On the promise of job creation, it’s likely O’Malley relied on NREL’s JEDI modeling which reports only gross impacts and does not considered job losses or transfers associated with higher energy prices. Two billion dollars drained from an economy will have a negative impact.
In reading the bill’s fiscal policy note, it appears the administration had two numbers it needed to make work — the $190/MWh OREC price and the cap on individual ratepayers.
But even at $190/MWh it’s not clear there’s adequate revenue to build in deep waters at a scale that justifies private investment. It’s time Maryland legislators recognize that other, more realistic alternatives exist that will deliver clean generation and not suck billions from ratepayers and taxpayers.

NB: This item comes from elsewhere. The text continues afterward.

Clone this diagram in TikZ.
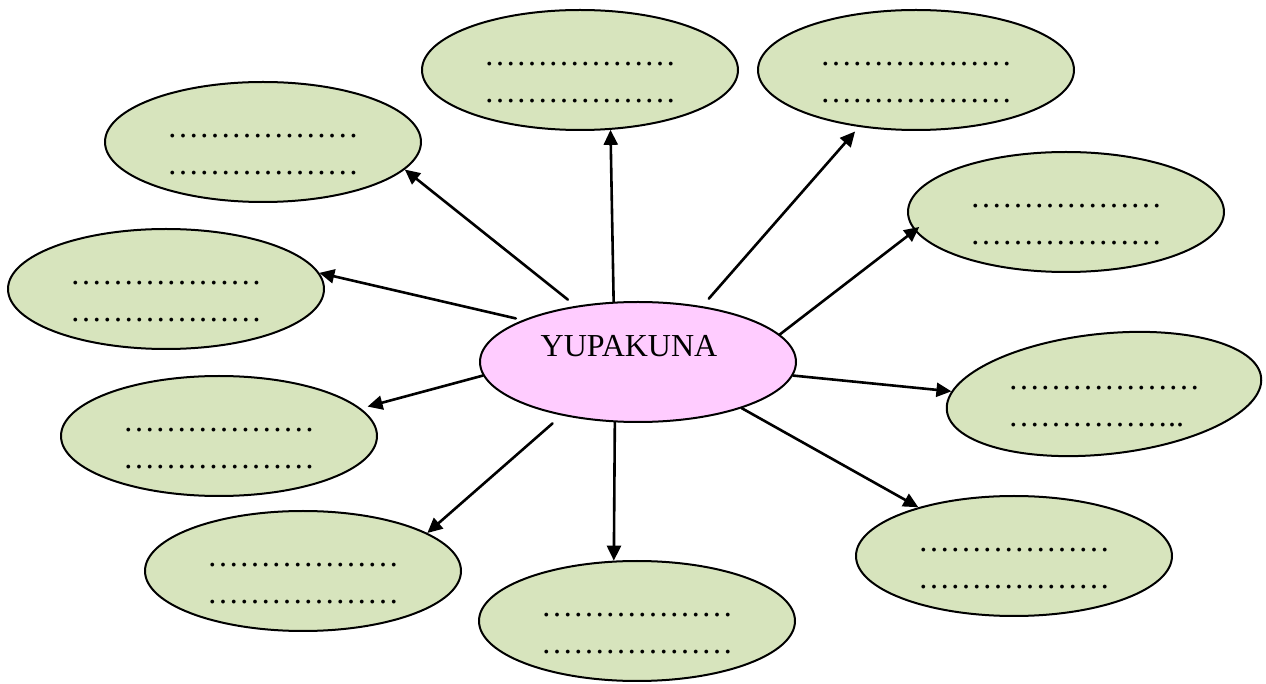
\documentclass[tikz,border=0pt]{standalone}
\usepackage{fontspec}
\setmainfont{Liberation Serif}
\usepackage{graphicx}
\usetikzlibrary{arrows.meta}
\usetikzlibrary{shapes.geometric}
\definecolor{verde}{HTML}{D7E4BD}
\definecolor{rosa}{HTML}{FFCCFF}
\newcommand{\lineas}[2]{\vbox{\hbox{\rule{0pt}{14pt}#1}\hbox{#2}}}
\newcommand{\puntos}{………………}

\begin{document}
\begin{tikzpicture}[line cap=round,line join=round,>={Triangle[length=7.5pt,width=7pt]},x=0.5pt,y=-0.5pt,
  burbuja/.style={ellipse,draw,line width=1pt,fill=verde,minimum width=158pt,minimum height=60pt,inner sep=0pt,font=\fontsize{16}{18.5}\selectfont}]
\useasboundingbox (0,0) rectangle (1266,684);
%centro
\node[burbuja,fill=rosa,text depth=16pt] (c) at (638,362) {YUPAKUNA\hspace*{9pt}};
%burbujas verdes
\foreach \n/\x/\y in {1/580/70,2/916/70,3/263/142,4/1066/212,5/166/289,8/219/436,9/1014/556,10/303/571,11/637/621}
{
\node[burbuja] (e\n) at (\x,\y) {\lineas{\puntos}{\puntos}};
}
\node[burbuja,rotate=6] (e7) at (1104,394) {\rotatebox{-6}{\lineas{\puntos}{……………..}}};
%flechas
\foreach \n/\a/\b/\s/\t in {1/112/-63/0/0,2/41.5/-135/5/3,3/138.5/-11.6/5/0,4/11.5/187.3/0/-3,5/160/6.2/3.5/0,7/-5.4/173/0/0,8/185.4/11.6/0/3.5,9/-24.3/153.9/0/0,10/215.2/17.7/6/0,11/-111.8/111/0/0}
{
\draw[->,line width=1.3pt,shorten <=\s pt,shorten >=\t pt] (c.\a) -- (e\n.\b);
}
\end{tikzpicture}
\end{document}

O’Malley’s vision is bold but uncertain–and he knows it. When asked whether it was possible for Maryland to see an offshore wind project by 2017, his responded this way: “There’s a saying in the Koran that everything is possible in God’s time, but nothing is for sure.”
Not much there to hang your hat on.
 Bundled pricing includes energy, capacity and RECs or environmental attribute.
 Cape Wind is racing to start construction this year.
 When Rhode Island’s Public Utilities Commission (PUC) initially denied approval of the contract over cost, the legislature amended the law to constrain the PUC ‘s ability to say no. Deepwater reapplied and the contract was approved, but the project is still not built. The high cost does not include transmission to deliver the energy.
 This cost only applies to the energy price increases per household or business. It State government budgets are projected to increase by $2.1 million annually to cover added energy costs for state agencies and the University System of Maryland. In addition, Maryland consumers can expect commercial and industrial businesses to pass the higher costs on to their customers.